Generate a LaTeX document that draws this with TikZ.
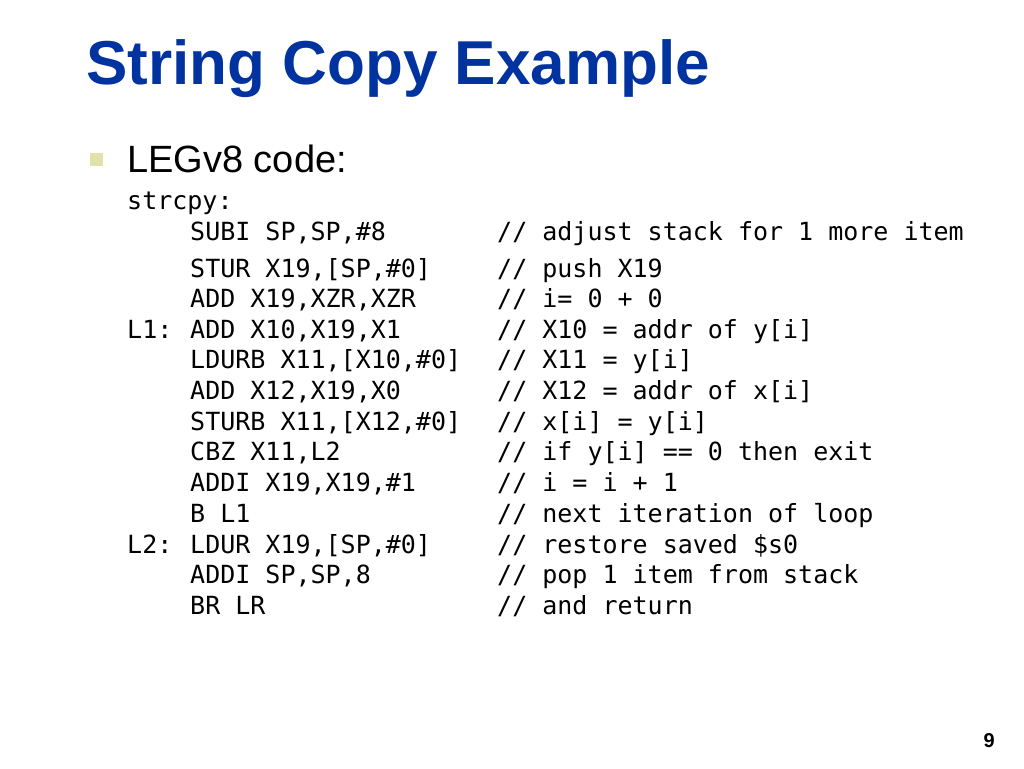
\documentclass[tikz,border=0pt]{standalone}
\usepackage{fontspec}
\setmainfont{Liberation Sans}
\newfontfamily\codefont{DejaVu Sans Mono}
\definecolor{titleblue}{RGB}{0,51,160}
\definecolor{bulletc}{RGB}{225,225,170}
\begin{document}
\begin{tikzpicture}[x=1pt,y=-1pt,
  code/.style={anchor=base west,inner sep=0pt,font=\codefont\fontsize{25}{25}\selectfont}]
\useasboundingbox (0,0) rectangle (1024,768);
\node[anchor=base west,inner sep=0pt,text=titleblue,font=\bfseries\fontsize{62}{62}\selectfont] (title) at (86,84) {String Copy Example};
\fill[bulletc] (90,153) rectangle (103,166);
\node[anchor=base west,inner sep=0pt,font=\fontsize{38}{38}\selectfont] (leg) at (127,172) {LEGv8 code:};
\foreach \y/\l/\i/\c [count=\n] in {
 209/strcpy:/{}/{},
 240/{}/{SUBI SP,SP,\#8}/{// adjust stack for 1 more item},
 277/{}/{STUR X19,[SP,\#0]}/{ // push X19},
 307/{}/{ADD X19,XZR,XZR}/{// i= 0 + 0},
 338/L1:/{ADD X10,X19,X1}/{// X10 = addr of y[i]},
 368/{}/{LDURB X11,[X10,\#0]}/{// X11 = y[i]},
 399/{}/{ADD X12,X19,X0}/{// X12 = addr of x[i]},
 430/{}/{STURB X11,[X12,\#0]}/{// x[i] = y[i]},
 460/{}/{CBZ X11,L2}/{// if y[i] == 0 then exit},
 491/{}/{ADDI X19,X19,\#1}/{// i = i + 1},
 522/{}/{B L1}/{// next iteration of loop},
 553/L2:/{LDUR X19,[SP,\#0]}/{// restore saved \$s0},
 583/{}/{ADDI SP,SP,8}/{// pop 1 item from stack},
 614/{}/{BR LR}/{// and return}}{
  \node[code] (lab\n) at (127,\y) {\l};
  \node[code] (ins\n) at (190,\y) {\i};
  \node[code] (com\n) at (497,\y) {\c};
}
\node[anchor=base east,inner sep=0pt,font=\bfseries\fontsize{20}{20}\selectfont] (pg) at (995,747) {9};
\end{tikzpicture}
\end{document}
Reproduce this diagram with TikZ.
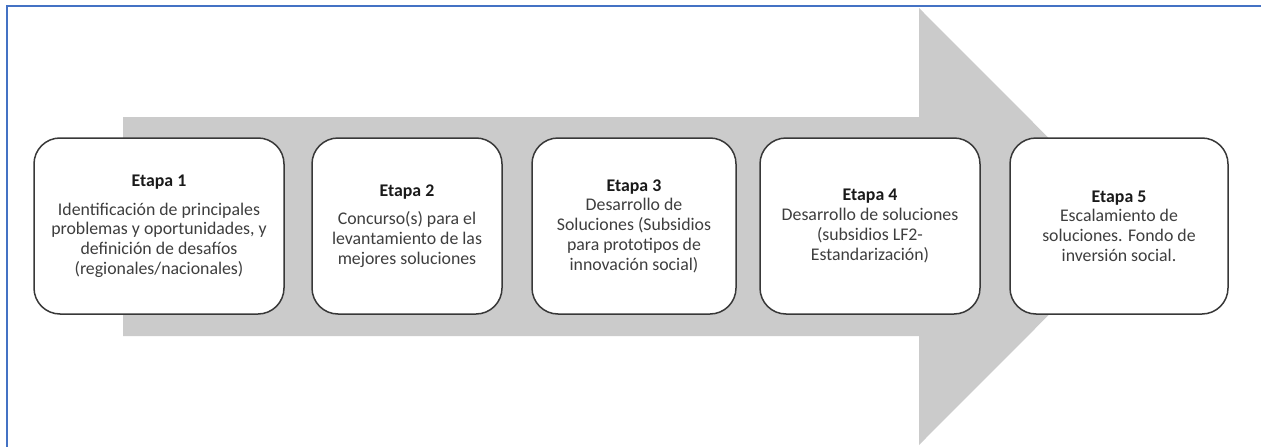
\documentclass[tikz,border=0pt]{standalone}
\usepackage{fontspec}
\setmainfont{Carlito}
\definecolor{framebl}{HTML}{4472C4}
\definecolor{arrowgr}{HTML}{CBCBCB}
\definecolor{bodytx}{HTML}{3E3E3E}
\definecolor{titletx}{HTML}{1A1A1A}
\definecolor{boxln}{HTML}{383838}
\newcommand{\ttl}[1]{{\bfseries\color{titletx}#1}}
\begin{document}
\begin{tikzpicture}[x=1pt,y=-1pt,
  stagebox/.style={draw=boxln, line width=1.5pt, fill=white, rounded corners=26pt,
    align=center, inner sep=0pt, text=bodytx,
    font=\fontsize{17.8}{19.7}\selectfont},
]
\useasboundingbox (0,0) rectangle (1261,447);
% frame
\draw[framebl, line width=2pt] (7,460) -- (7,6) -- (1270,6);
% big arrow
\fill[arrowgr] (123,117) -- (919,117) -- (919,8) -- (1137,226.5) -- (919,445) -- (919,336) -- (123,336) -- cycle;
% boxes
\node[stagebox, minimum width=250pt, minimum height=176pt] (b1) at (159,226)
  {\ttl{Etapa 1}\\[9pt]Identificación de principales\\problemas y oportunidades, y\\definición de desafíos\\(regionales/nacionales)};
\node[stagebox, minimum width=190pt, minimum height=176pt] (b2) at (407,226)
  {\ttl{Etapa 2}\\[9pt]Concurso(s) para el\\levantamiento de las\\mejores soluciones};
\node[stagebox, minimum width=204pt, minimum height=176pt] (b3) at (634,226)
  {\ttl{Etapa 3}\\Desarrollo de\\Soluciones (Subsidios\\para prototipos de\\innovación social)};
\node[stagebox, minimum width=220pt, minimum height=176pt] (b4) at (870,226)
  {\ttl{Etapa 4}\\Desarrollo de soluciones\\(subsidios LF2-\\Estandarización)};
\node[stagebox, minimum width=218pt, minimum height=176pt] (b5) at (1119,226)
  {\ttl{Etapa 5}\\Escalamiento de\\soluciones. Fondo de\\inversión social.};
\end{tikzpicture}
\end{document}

- - - - - - -

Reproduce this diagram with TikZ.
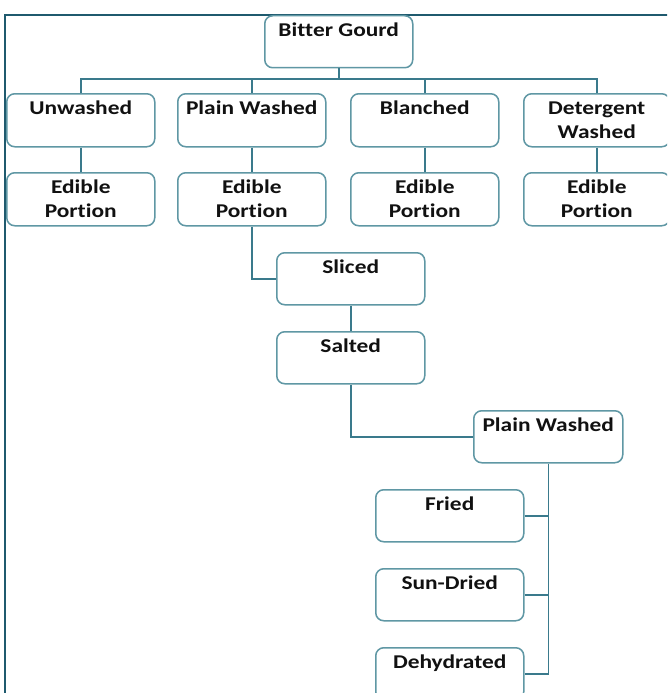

- - - - - - -

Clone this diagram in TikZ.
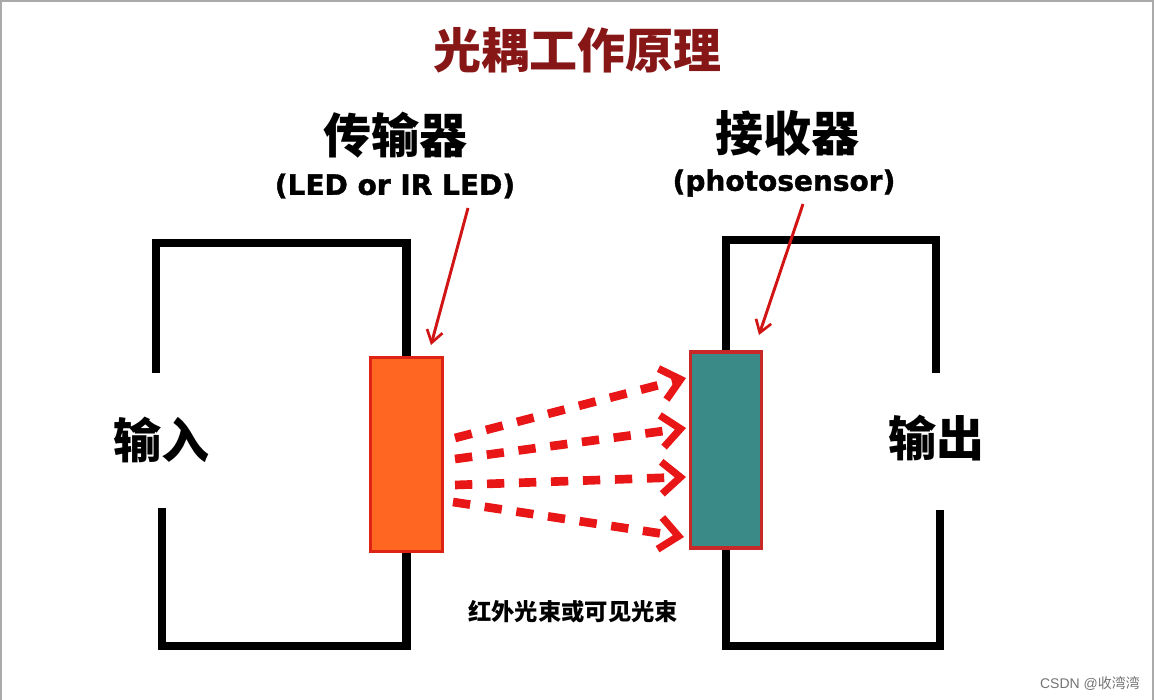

- - - - - - -

Going over the lines above, work out how many include "this", then give only that number.

4